Canadian country music television series

Country Hoedown was a Canadian country music television series which aired on CBC Television from 1956 to 1965.

==Premise==
Gordie Tapp hosted the series and also performed in sketches portraying characters such as Cousin Clem which he later reprised for Hee Haw.

King Ganam and his band, the Sons of the West, were featured from the initial years of the series. Ganam's band included Tommy Hunter who later starred in his own CBC series.

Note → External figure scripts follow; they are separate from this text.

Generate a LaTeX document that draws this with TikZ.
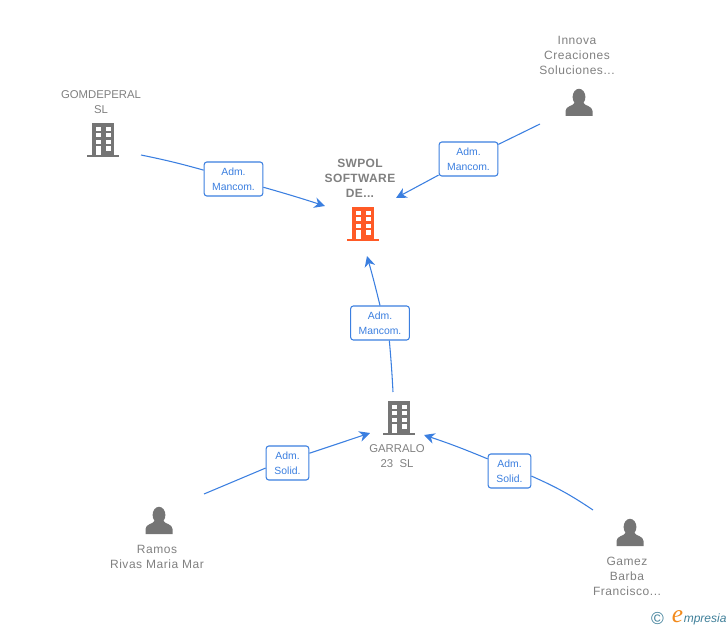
\documentclass[tikz,border=0pt]{standalone}
\usepackage{fontspec}
\setmainfont{Liberation Sans}
\newfontfamily\logofont{Liberation Serif}
\usetikzlibrary{arrows.meta}
\definecolor{linkblue}{HTML}{3B7FE0}
\definecolor{labelgray}{HTML}{808080}
\definecolor{icongray}{HTML}{757575}
\definecolor{swpolred}{HTML}{FF5A26}
\definecolor{logoteal}{HTML}{3F7F99}
\definecolor{logoorange}{HTML}{F28A1C}
\tikzset{
  nametext/.style={text=labelgray,align=center,inner sep=0pt,font=\fontsize{9}{11.25}\selectfont\addfontfeature{LetterSpace=4.5}},
  capstext/.style={text=labelgray,align=center,inner sep=0pt,font=\fontsize{8.5}{11.25}\selectfont},
  rolebox/.style={draw=linkblue,fill=white,rounded corners=2pt,line width=0.8pt,text=linkblue,align=center,
    minimum height=25.5pt,inner sep=0pt,font=\fontsize{7.8}{11.25}\selectfont},
  link/.style={linkblue,line width=0.8pt},
  linkarrow/.style={link,-{Stealth[length=8pt,width=8pt,inset=2.5pt]}},
  building/.pic={
    \fill[#1] (-11,-16.5) rectangle (11,15);
    \fill[#1] (-16,15) rectangle (16,17);
    \foreach \wy in {-13,-6.5,0} {
      \fill[white] (-7,\wy) rectangle (-2,\wy+4);
      \fill[white] (3,\wy) rectangle (8,\wy+4);
    }
    \fill[white] (-7,6.5) rectangle (-2,15);
    \fill[white] (3,6.5) rectangle (8,11);
  },
  person/.pic={
    \fill[icongray] (0,-6) ellipse (6.4 and 8.2);
    \fill[icongray] (-13.5,13) -- (-13.5,8) .. controls (-13.5,3) and (-6,3) .. (-4.5,0) -- (4.5,0)
      .. controls (6,3) and (13.5,3) .. (13.5,8) -- (13.5,13) -- cycle;
  }
}
\begin{document}
\begin{tikzpicture}[x=0.75pt,y=-0.75pt]
\useasboundingbox (0,0) rectangle (728,630);

\node[nametext,font=\fontsize{9}{11.25}\selectfont\bfseries\addfontfeature{LetterSpace=3}] (swpolText) at (360,178) {SWPOL\\SOFTWARE\\DE...};
\node[capstext] (gomText) at (101,102.5) {GOMDEPERAL\\SL};
\node[nametext] (innovaText) at (577,55) {Innova\\Creaciones\\Soluciones...};
\node[capstext] (garraloText) at (397,456) {GARRALO\\23\ \ SL};
\node[nametext] (ramosText) at (157,556.5) {Ramos\\Rivas Maria Mar};
\node[nametext] (gamezText) at (627,576) {Gamez\\Barba\\Francisco...};

\pic at (362.5,224) {building=swpolred};
\pic at (103,140) {building=icongray};
\pic at (399,418) {building=icongray};
\pic at (579,103) {person};
\pic at (159,521) {person};
\pic at (630,533) {person};

\node[rolebox,minimum width=44pt] (gomBox) at (233.5,179) {Adm.\\Mancom.};
\node[rolebox,minimum width=44pt] (innovaBox) at (468.5,159) {Adm.\\Mancom.};
\node[rolebox,minimum width=44pt] (garraloBox) at (380,323) {Adm.\\Mancom.};
\node[rolebox,minimum width=32pt] (ramosBox) at (287.5,463) {Adm.\\Solid.};
\node[rolebox,minimum width=32pt] (gamezBox) at (509.5,471) {Adm.\\Solid.};

\coordinate (gomStart) at (141,155);
\coordinate (innovaStart) at (540,124);
\coordinate (garraloStart) at (393,392);
\coordinate (ramosStart) at (204,494);
\coordinate (gamezStart) at (593,510);
\coordinate (swpolWest) at (325,206);
\coordinate (swpolEast) at (396,198);
\coordinate (swpolSouth) at (367,256);
\coordinate (garraloWest) at (370,433);
\coordinate (garraloEast) at (424,435);

\draw[link] (gomStart) to[bend left=2] (gomBox); %gomdeperal
\draw[linkarrow] (gomBox) to[bend left=1] (swpolWest);
\draw[link] (innovaStart) to (innovaBox); %innova
\draw[linkarrow] (innovaBox) to (swpolEast);
\draw[link] (garraloStart) to[bend right=1] (garraloBox.-62); %garralo
\draw[linkarrow] (garraloBox.north) to[bend right=1] (swpolSouth);
\draw[link] (ramosStart) to (ramosBox.193); %ramos
\draw[linkarrow] (ramosBox.24) to (garraloWest);
\draw[link] (gamezStart) to[bend right=5] (gamezBox.-13); %gamez
\draw[linkarrow] (gamezBox.151) to[bend right=2] (garraloEast);

\node[text=logoteal,inner sep=0pt,font=\fontsize{13}{13}\selectfont] (logoC) at (657.5,619) {©};
\node[text=logoorange,inner sep=0pt,font=\logofont\fontsize{19}{19}\selectfont\itshape] (logoE) at (677.5,616.5) {e};
\node[text=logoteal,inner sep=0pt,anchor=west,font=\fontsize{9}{10}\selectfont\itshape] (logoText) at (683.5,619) {mpresia};
\end{tikzpicture}
\end{document}
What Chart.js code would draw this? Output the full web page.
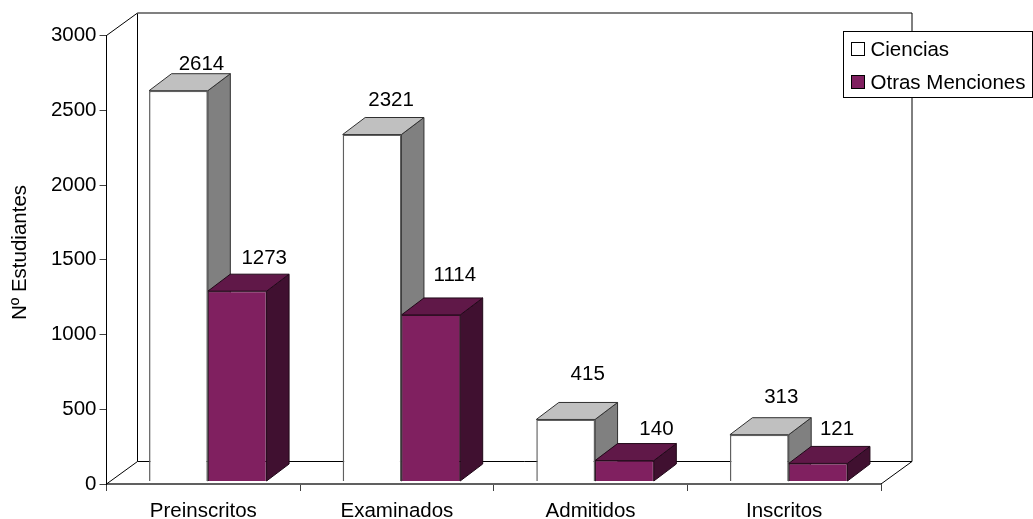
<!DOCTYPE html>
<html>
<head>
<meta charset="utf-8">
<title>Nº Estudiantes</title>
<style>
  html, body { margin:0; padding:0; background:#fff; }
  canvas { display:block; }
</style>
<script src="https://cdn.jsdelivr.net/npm/chart.js@4"></script>
</head>
<body>
<canvas id="grafico" width="1033" height="519"></canvas>
<script>
const categorias = ['Preinscritos', 'Examinados', 'Admitidos', 'Inscritos'];
const ciencias = [2614, 2321, 415, 313];
const otrasMenciones = [1273, 1114, 140, 121];
const yTicks = [0, 500, 1000, 1500, 2000, 2500, 3000];

const FONT = '"Liberation Sans", Arial, sans-serif';
const FONT_SIZE = 20.5;

// profundidad de la pared y de las barras
const WALL = { dx: 31, dy: 22.5 };
const BAR = { dx: 22.5, dy: 17 };
// las barras van un poco delante del eje
const BAR_SHIFT = { x: 4.5, y: -2.5 };

// desplazamiento de cada etiqueta respecto a la esquina de su barra
const nudgeCiencias = [[23, -26], [19, -34], [22, -45], [22, -37]];
const nudgeOtras = [[27, -33], [24, -40], [32, -31], [19, -34]];

const caras = [
  { top:'#c0c0c0', side:'#808080', line:'#303030' },
  { top:'#601848', side:'#401030', line:'#200818' }
];

function poly(ctx, pts, fill, stroke) {
  ctx.beginPath();
  pts.forEach((p, i) => i ? ctx.lineTo(p[0], p[1]) : ctx.moveTo(p[0], p[1]));
  ctx.closePath();
  if (fill) { ctx.fillStyle = fill; ctx.fill(); }
  if (stroke) { ctx.strokeStyle = stroke; ctx.lineWidth = 1; ctx.stroke(); }
}

function line(ctx, x0, y0, x1, y1, color, width) {
  ctx.beginPath();
  ctx.moveTo(x0, y0);
  ctx.lineTo(x1, y1);
  ctx.strokeStyle = color;
  ctx.lineWidth = width;
  ctx.stroke();
}

const caja3d = {
  id: 'caja3d',
  beforeDatasetsDraw(chart) {
    const ctx = chart.ctx;
    const a = chart.chartArea;
    // paredes y suelo
    line(ctx, a.left, a.top, a.left + WALL.dx, a.top - WALL.dy, '#000', 1);
    line(ctx, a.left + WALL.dx, a.top - WALL.dy, a.left + WALL.dx, a.bottom - WALL.dy, '#000', 1);
    line(ctx, a.left + WALL.dx, a.top - WALL.dy, a.right + WALL.dx, a.top - WALL.dy, '#808080', 2);
    line(ctx, a.right + WALL.dx, a.top - WALL.dy, a.right + WALL.dx, a.bottom - WALL.dy, '#000', 1);
    line(ctx, a.left + WALL.dx, a.bottom - WALL.dy, a.right + WALL.dx, a.bottom - WALL.dy, '#000', 1);
    line(ctx, a.left, a.bottom, a.left + WALL.dx, a.bottom - WALL.dy, '#000', 1);
    line(ctx, a.right, a.bottom, a.right + WALL.dx, a.bottom - WALL.dy, '#000', 1);

    // se deja el contexto desplazado: el frente de las barras lo pinta Chart.js
    ctx.save();
    ctx.translate(BAR_SHIFT.x, BAR_SHIFT.y);
    chart.data.datasets.forEach((ds, d) => {
      chart.getDatasetMeta(d).data.forEach(bar => {
        const l = bar.x - bar.width / 2;
        const r = bar.x + bar.width / 2;
        poly(ctx, [[r, bar.y], [r + BAR.dx, bar.y - BAR.dy], [r + BAR.dx, bar.base - BAR.dy], [r, bar.base]], caras[d].side, caras[d].line);
        poly(ctx, [[l, bar.y], [l + BAR.dx, bar.y - BAR.dy], [r + BAR.dx, bar.y - BAR.dy], [r, bar.y]], caras[d].top, caras[d].line);
      });
    });
  },
  afterDatasetsDraw(chart) {
    const ctx = chart.ctx;
    ctx.restore();

    ctx.save();
    ctx.fillStyle = '#000';
    ctx.font = FONT_SIZE + 'px ' + FONT;
    ctx.textAlign = 'center';
    ctx.textBaseline = 'middle';
    [nudgeCiencias, nudgeOtras].forEach((nudge, d) => {
      chart.getDatasetMeta(d).data.forEach((bar, i) => {
        const v = chart.data.datasets[d].data[i];
        ctx.fillText(String(v), bar.x + BAR_SHIFT.x + nudge[i][0], bar.y + BAR_SHIFT.y + nudge[i][1]);
      });
    });

    // titulo del eje, va algo por encima del centro
    ctx.save();
    ctx.translate(20, 252.5);
    ctx.rotate(-Math.PI / 2);
    ctx.fillText('Nº Estudiantes', 0, 0);
    ctx.restore();

    // leyenda
    ctx.fillStyle = '#fff';
    ctx.strokeStyle = '#000';
    ctx.lineWidth = 1;
    ctx.fillRect(843.5, 31.5, 189, 66);
    ctx.strokeRect(843.5, 31.5, 189, 66);
    ctx.textAlign = 'left';
    chart.data.datasets.forEach((ds, d) => {
      const y = 42.5 + d * 33;
      ctx.fillStyle = ds.backgroundColor;
      ctx.fillRect(851.5, y, 13, 13);
      ctx.strokeStyle = '#000';
      ctx.strokeRect(851.5, y, 13, 13);
      ctx.fillStyle = '#000';
      ctx.fillText(ds.label, 870.5, y + 7.5);
    });
    ctx.restore();
  }
};

new Chart(document.getElementById('grafico').getContext('2d'), {
  type: 'bar',
  data: {
    labels: categorias,
    datasets: [
      { label:'Ciencias', data:ciencias, backgroundColor:'#ffffff', borderColor:'#606060', borderWidth:1.5, clip:false },
      { label:'Otras Menciones', data:otrasMenciones, backgroundColor:'#802060', borderColor:'#301024', borderWidth:1, clip:false }
    ]
  },
  options: {
    responsive:false,
    animation:false,
    devicePixelRatio:1,
    layout:{ padding:{ left:0, top:35.5, right:152, bottom:0 } },
    categoryPercentage:0.607,
    barPercentage:1,
    scales: {
      x: {
        afterFit(s) { s.height = 35; },
        grid:{ drawOnChartArea:false, tickLength:7, color:'#404040', offset:true },
        border:{ color:'#606060', width:2 },
        ticks:{ color:'#000', font:{ family:FONT, size:FONT_SIZE }, padding:8, maxRotation:0 }
      },
      y: {
        min:0,
        max:3000,
        afterFit(s) { s.width = 106.5; },
        afterBuildTicks(s) { s.ticks = yTicks.map(v => ({ value:v })); },
        grid:{ drawOnChartArea:false, tickLength:7, color:'#404040' },
        border:{ color:'#000', width:1 },
        ticks:{ color:'#000', font:{ family:FONT, size:FONT_SIZE }, padding:3, callback: v => String(v) }
      }
    },
    plugins:{ legend:{ display:false }, tooltip:{ enabled:false } }
  },
  plugins:[caja3d]
});
</script>
</body>
</html>
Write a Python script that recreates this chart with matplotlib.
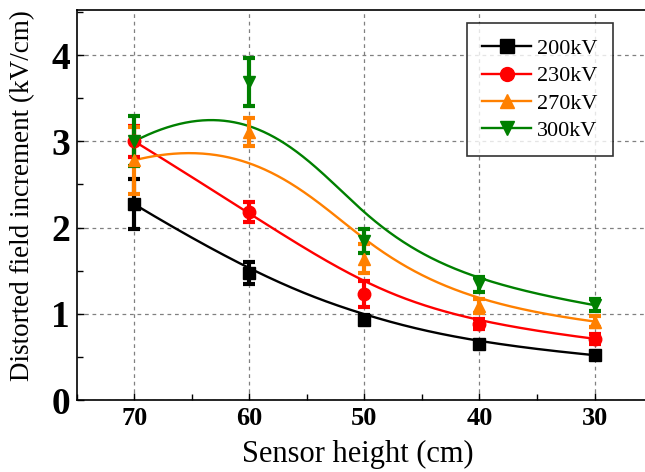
import numpy as np
import matplotlib
matplotlib.use("Agg")
import matplotlib.pyplot as plt
from matplotlib.ticker import MultipleLocator

heights = [70, 60, 50, 40, 30]
labels = ["200kV", "230kV", "270kV", "300kV"]
v200 = [2.27, 1.47, 0.93, 0.65, 0.52]
e200 = [0.29, 0.13, 0.05, 0.04, 0.04]
v230 = [3.00, 2.18, 1.23, 0.88, 0.71]
e230 = [0.18, 0.12, 0.15, 0.06, 0.06]
v270 = [2.78, 3.11, 1.64, 1.09, 0.91]
e270 = [0.39, 0.16, 0.17, 0.08, 0.06]
v300 = [3.00, 3.69, 1.84, 1.34, 1.10]
e300 = [0.29, 0.28, 0.14, 0.09, 0.07]
colors = ["black", "red", "#FF8000", "green"]
markers = ["s", "o", "^", "v"]


def bspline(px, py, k=3, n=400):
    """Clamped B-spline using the data points as control points (Origin-style B-spline line)."""
    px = np.asarray(px, float); py = np.asarray(py, float)
    m = len(px)
    inner = np.linspace(0, 1, m - k + 1)[1:-1]
    t = np.concatenate([np.zeros(k + 1), inner, np.ones(k + 1)])
    s = np.linspace(0, 1, n)
    B = np.zeros((n, len(t) - 1))
    for i in range(len(t) - 1):
        B[:, i] = (s >= t[i]) & (s < t[i + 1])
    B[s >= 1.0, m - 1] = 1.0
    for d in range(1, k + 1):
        Bn = np.zeros((n, len(t) - 1 - d))
        for i in range(len(t) - 1 - d):
            den1 = t[i + d] - t[i]
            den2 = t[i + d + 1] - t[i + 1]
            a = (s - t[i]) / den1 * B[:, i] if den1 > 0 else 0.0
            b = (t[i + d + 1] - s) / den2 * B[:, i + 1] if den2 > 0 else 0.0
            Bn[:, i] = a + b
        B = Bn
    return B @ px, B @ py


plt.rcParams['font.family'] = ['Liberation Serif', 'DejaVu Serif']
fig = plt.figure(figsize=(6.45, 4.72), dpi=100)
ax = fig.add_axes([0.119, 0.1525, 0.892, 0.826])

for vals, errs, c, m, lab in zip([v200, v230, v270, v300], [e200, e230, e270, e300], colors, markers, labels):
    cx, cy = bspline(heights, vals)
    ax.plot(cx, cy, color=c, lw=1.7, zorder=2)
    ax.errorbar(heights, vals, yerr=errs, fmt=m, color=c, ms=9, capsize=4, capthick=3,
                elinewidth=3, zorder=3)
    ax.plot([], [], color=c, marker=m, ms=10, lw=1.7, label=lab)

ax.set_xlim(75, 25)
ax.set_ylim(0, 4.52)
ax.set_xticks(heights)
ax.xaxis.set_minor_locator(MultipleLocator(5))
ax.yaxis.set_major_locator(MultipleLocator(1))
ax.yaxis.set_minor_locator(MultipleLocator(0.5))
ax.tick_params(which='both', direction='in', length=5, width=1)
ax.tick_params(which='minor', length=4)
ax.tick_params(axis='x', labelsize=19, pad=5)
ax.tick_params(axis='y', labelsize=27, pad=5)
for t in ax.get_xticklabels() + ax.get_yticklabels():
    t.set_fontweight('bold')
ax.grid(True, which='major', ls=(0, (3, 3)), color='gray', lw=0.9)
ax.set_axisbelow(True)
ax.set_xlabel("Sensor height (cm)", fontsize=22)
ax.xaxis.set_label_coords(0.489, -0.102)
ax.set_ylabel("Distorted field increment (kV/cm)", fontsize=19.5)
ax.yaxis.set_label_coords(-0.072, 0.525)
for s in ax.spines.values():
    s.set_linewidth(1.2)

leg = ax.legend(loc='upper right', bbox_to_anchor=(0.932, 0.967), fontsize=16, frameon=True,
                fancybox=False, edgecolor='black', handlelength=2.2, handletextpad=0.25,
                labelspacing=0.3, borderpad=0.7, borderaxespad=0)
leg.get_frame().set_linewidth(1.2)

fig.savefig("out.png", dpi=100)
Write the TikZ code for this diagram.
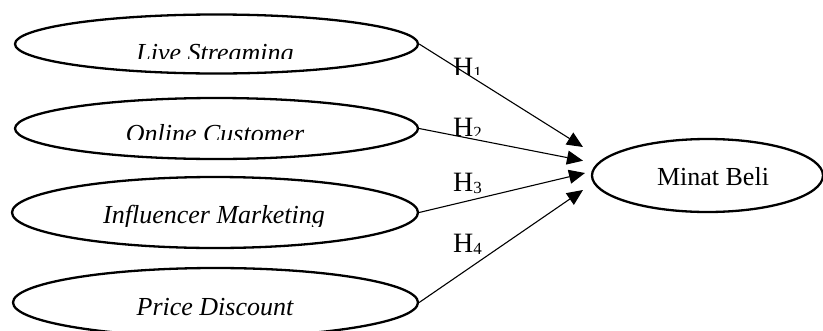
\documentclass[tikz,border=0pt]{standalone}
\usepackage{fontspec}
\setmainfont{Liberation Serif}
\usetikzlibrary{shapes.geometric,arrows.meta}

% lowered, smaller index after a hypothesis letter
\newcommand{\hsub}[1]{\raisebox{-2pt}{\fontsize{17}{17}\selectfont #1}}

\begin{document}
\begin{tikzpicture}[x=1pt,y=-1pt,
  var/.style={ellipse, draw, line width=2.3pt, inner sep=0pt},
  lbl/.style={inner sep=0pt, anchor=base, font=\fontsize{26}{30}\selectfont},
  itlbl/.style={inner sep=0pt, anchor=base, font=\fontsize{26}{30}\selectfont\itshape},
  hyp/.style={inner sep=0pt, anchor=base west, font=\fontsize{28}{32}\selectfont},
  link/.style={line width=1.1pt, -{Triangle[length=16pt,width=14pt]}}
]
\useasboundingbox (0,0) rectangle (823,330);

% independent variables
\node[var, minimum width=403pt, minimum height=59pt] (e1) at (216.5,44) {};
\node[var, minimum width=403pt, minimum height=61pt] (e2) at (216.5,128.5) {};
\node[var, minimum width=406pt, minimum height=71pt] (e3) at (215,212.5) {};
\node[var, minimum width=405pt, minimum height=69pt] (e4) at (215.5,302.5) {};

% dependent variable
\node[var, minimum width=231pt, minimum height=73pt] (mb) at (707.5,175.5) {};
\node[lbl] (tmb) at (713,185) {Minat Beli};

% variable names (text boxes cut off at the bottom)
\begin{scope}
  \clip (0,0) rectangle (823,58);
  \node[itlbl] (t1) at (215,61) {Live Streaming};
\end{scope}
\begin{scope}
  \clip (0,100) rectangle (823,139.5);
  \node[itlbl] (t2) at (215,142) {Online Customer};
\end{scope}
\begin{scope}
  \clip (0,180) rectangle (823,226);
  \node[itlbl] (t3) at (214,223) {Influencer Marketing};
\end{scope}
\node[itlbl] (t4) at (215,315) {Price Discount};

% arrow targets
\coordinate (p1) at (583,147);
\coordinate (p2) at (583,160.7);
\coordinate (p3) at (585,173);
\coordinate (p4) at (583,190);

\draw[link] (e1.east) -- (p1);
\draw[link] (e2.east) -- (p2);
\draw[link] (e3.east) -- (p3);
\draw[link] (e4.east) -- (p4);

% hypothesis labels
\begin{scope}
  \clip (430,40) rectangle (520,74);
  \node[hyp] (h1) at (453,76) {H\hsub{1}};
\end{scope}
\begin{scope}
  \clip (430,100) rectangle (520,135);
  \node[hyp] (h2) at (453,136) {H\hsub{2}};
\end{scope}
\begin{scope}
  \clip (430,160) rectangle (520,193);
  \node[hyp] (h3) at (453,191) {H\hsub{3}};
\end{scope}
\begin{scope}
  \clip (430,220) rectangle (520,253);
  \node[hyp] (h4) at (453,252.5) {H\hsub{4}};
\end{scope}
\end{tikzpicture}
\end{document}
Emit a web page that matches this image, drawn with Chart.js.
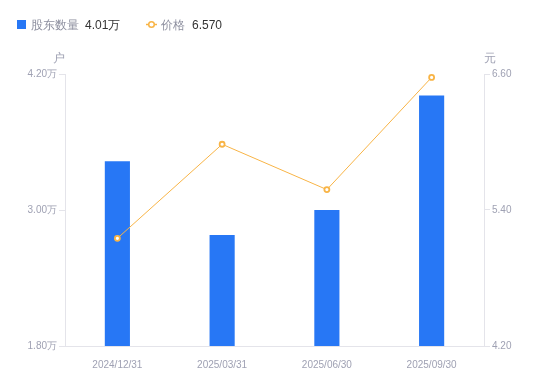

Performers frequently seen on the series included Al Cherney, Tommy Common, Johnny Davidson, Mary Frances, Pat Hervey, and Wally Traugot. Lorraine Foreman and the Hames Sisters came from the Pick the Stars series. Gordon Lightfoot was at one point a member of the Singin' Swingin' Eight, the programme's square dance singing ensemble. The Country Hoedown orchestra was led by Lloyd Cooper.

Episodes began with the song "Come Right In. It's Country Hoedown time", then Tapp's welcome message, "Hi there, friends and neighbours." The concluding song, featuring the whole cast, was "Love is the Only Thing".

==Production==
The programme's set consisted of a barn setting on a stage.

==Scheduling and reception==
Country Hoedown aired on Saturdays at 9:00 p.m. as a mid-year substitute for On Camera in 1956. From 28 September 1956, it aired Fridays at 9:30 p.m. as a regular season programme until July 1959. From October 1959, it was rescheduled to 8:00 p.m., still on Fridays, until its final episode was broadcast on 25 June 1965.

International Surveys television ratings in 1960 and 1961 indicated that Country Hoedown and Don Messer's Jubilee were most popular among rural viewers, and among viewers outside British Columbia, Ontario, and Quebec. Other surveys indicated that the show received higher approval than for the other Toronto-produced CBC variety productions. However, its popularity deteriorated by the mid-1960s despite improvements to the sketch content and the sets. Country Hoedown was later succeeded by the relatively flashy The Tommy Hunter Show.